Trotz "unzureichender Erfolgkontrolle" und bislang lediglich angekündigter systematischer Begleitforschung und Evaluation sieht der Bundesrechnungshof außerdem "wesentliche Ziele nicht erreicht": Die Zahl der möglichen Stipendien ist nämlich immer noch doppelt so hoch wie die Zahl der tatsächlich vergebenen. Etwa 25 Prozent der Hochschulen machen gar nicht mit - unter anderem deshalb, weil ihnen der Aufwand, für 300 Euro im Monat nicht nur Noten, sondern auch "besondere Leistungen im Werdegang" von Studenten und "die Bereitschaft, Verantwortung zu übernehmen" zu prüfen und Vergabeentscheidungen ausführlich zu begründen, unangemessen hoch erscheint.

Das Deutschlandstipendium war eines der Lieblingsprojekte der ehemaligen Bundesbildungsministerin Annette Schavan. Screenshot 2011: Telepolis.

Aber auch die Hochschulen, die an dem Programm teilnehmen, können nur ungefähr 60 Prozent dessen ausschütten, was theoretisch möglich wäre.
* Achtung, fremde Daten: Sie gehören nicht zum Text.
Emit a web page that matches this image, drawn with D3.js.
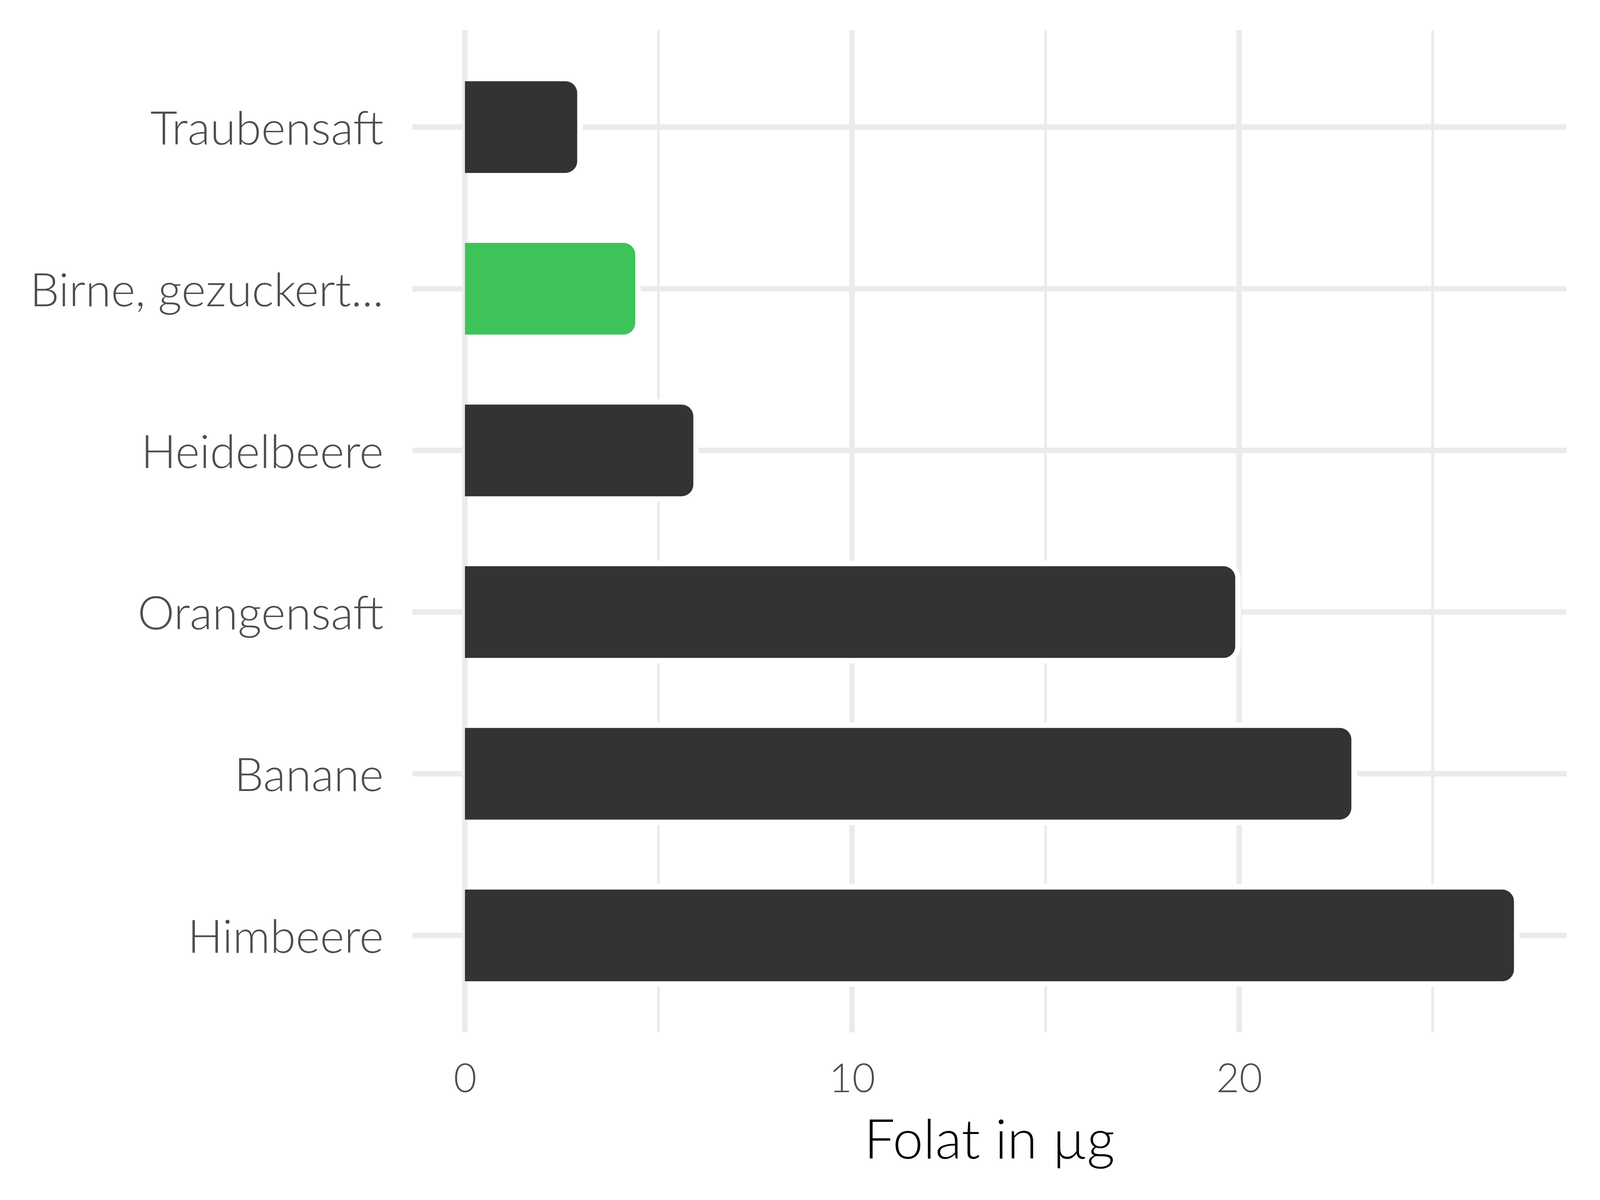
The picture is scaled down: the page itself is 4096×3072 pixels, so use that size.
<!DOCTYPE html>
<html>
<head>
<meta charset="utf-8">
<script src="https://cdn.jsdelivr.net/npm/d3@7"></script>
<style>
  html, body { margin: 0; padding: 0; background: #fff; }
  svg { display: block; }
</style>
</head>
<body>
<div id="chart"></div>
<script>
const categories = ["Traubensaft", "Birne, gezuckert...", "Heidelbeere", "Orangensaft", "Banane", "Himbeere"];
const values = [2.9, 4.4, 5.9, 19.9, 22.9, 27.1];
const highlighted = "Birne, gezuckert...";
const majorTicks = [0, 10, 20];
const minorTicks = [5, 15, 25];
const xTitle = "Folat in µg";

const width = 4096, height = 3072;
const panel = {left: 1056, right: 4010, top: 77, bottom: 2643};
const font = "Lato, 'Open Sans', sans-serif";

const data = categories.map((c, i) => ({name: c, value: values[i]}));
const maxVal = d3.max(values);

const svg = d3.select("#chart")
    .append("svg")
    .attr("width", width)
    .attr("height", height);

const x = d3.scaleLinear()
    .domain([-0.05 * maxVal, maxVal * 1.05])
    .range([panel.left, panel.right]);

const y = d3.scalePoint()
    .domain(categories)
    .range([panel.top, panel.bottom])
    .padding(0.6);

const barH = y.step() * 0.567;
const radius = 30;
const halo = 14;

// grid
const grid = svg.append("g");
grid.selectAll(".minor")
    .data(minorTicks)
    .enter().append("line")
    .attr("x1", d => x(d)).attr("x2", d => x(d))
    .attr("y1", panel.top).attr("y2", panel.bottom)
    .attr("stroke", "#EBEBEB").attr("stroke-width", 7);
grid.selectAll(".major")
    .data(majorTicks)
    .enter().append("line")
    .attr("x1", d => x(d)).attr("x2", d => x(d))
    .attr("y1", panel.top).attr("y2", panel.bottom)
    .attr("stroke", "#EBEBEB").attr("stroke-width", 14);
grid.selectAll(".hline")
    .data(categories)
    .enter().append("line")
    .attr("x1", panel.left).attr("x2", panel.right)
    .attr("y1", d => y(d)).attr("y2", d => y(d))
    .attr("stroke", "#EBEBEB").attr("stroke-width", 14);

// bar with square left side and rounded right corners
const barPath = (x0, y0, x1, y1, r) => {
    r = Math.min(r, (x1 - x0), (y1 - y0) / 2);
    return `M${x0},${y0}H${x1 - r}A${r},${r} 0 0 1 ${x1},${y0 + r}` +
        `V${y1 - r}A${r},${r} 0 0 1 ${x1 - r},${y1}H${x0}Z`;
};

// white halo round each bar
svg.append("g").selectAll("path")
    .data(data)
    .enter().append("path")
    .attr("d", d => barPath(x(0) + 7, y(d.name) - barH / 2 - halo,
        x(d.value) + halo, y(d.name) + barH / 2 + halo, radius + halo))
    .attr("fill", "#fff");

svg.append("g").selectAll("path")
    .data(data)
    .enter().append("path")
    .attr("d", d => barPath(x(0), y(d.name) - barH / 2, x(d.value), y(d.name) + barH / 2, radius))
    .attr("fill", d => d.name === highlighted ? "#3EC35A" : "#333333");

// axes
const xAxis = svg.append("g")
    .attr("transform", `translate(0,${panel.bottom})`)
    .call(d3.axisBottom(x).tickValues(majorTicks).tickSize(0).tickPadding(81));
xAxis.select(".domain").remove();
xAxis.selectAll("text")
    .attr("fill", "#4D4D4D")
    .style("font-family", font)
    .style("font-weight", 300)
    .style("font-size", "102px");

const yAxis = svg.append("g")
    .attr("transform", `translate(${panel.left},0)`)
    .call(d3.axisLeft(y).tickSize(0).tickPadding(74));
yAxis.select(".domain").remove();
yAxis.selectAll("text")
    .attr("fill", "#4D4D4D")
    .attr("dy", "0.37em")
    .style("font-family", font)
    .style("font-weight", 300)
    .style("font-size", "119px");

svg.append("text")
    .attr("x", (panel.left + panel.right) / 2)
    .attr("y", 2966)
    .attr("text-anchor", "middle")
    .attr("fill", "#000")
    .style("font-family", font)
    .style("font-weight", 300)
    .style("font-size", "140px")
    .text(xTitle);
</script>
</body>
</html>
Die auf ein Jahr verteilten 3.600 Euro als Gegenleistung für eine zeitlich aufwendige Bewerbung decken nämlich in den meisten Städten nicht einmal annähernd die Lebenshaltungskosten. Und ein parallel zu einem Deutschlandstipendium gewährtes BAföG wird zwar nicht angerechnet, wohl aber andere Stipendien - es sei denn, sie liegen unter der Summe von sage und schreibe 30 Euro im Monat. Hinzu kommt, dass das Interesse von Unternehmen, sich an Deutschlandstipendien zu beteiligen, trotz kostenloser Werbung auf vielbesuchten Universitätswebsites weiterhin eher gering ist.

All das trägt dazu bei, dass 2013 lediglich 0,76 Prozent der Studenten ein Deutschlandstipendium beantragten und bezogen. Im Jahr davor lag der Anteil bei 0,6 und im Einführungsjahr bei 0,25 Prozent. Von den acht Prozent aller Studenten, die der Koalitionsvertrag 2009 als Zielmarke nannte, sind jedoch auch die 0,76 Prozent noch weit entfernt. Inzwischen hat man dieses Ziel auf zwei Prozent zurückgeschraubt.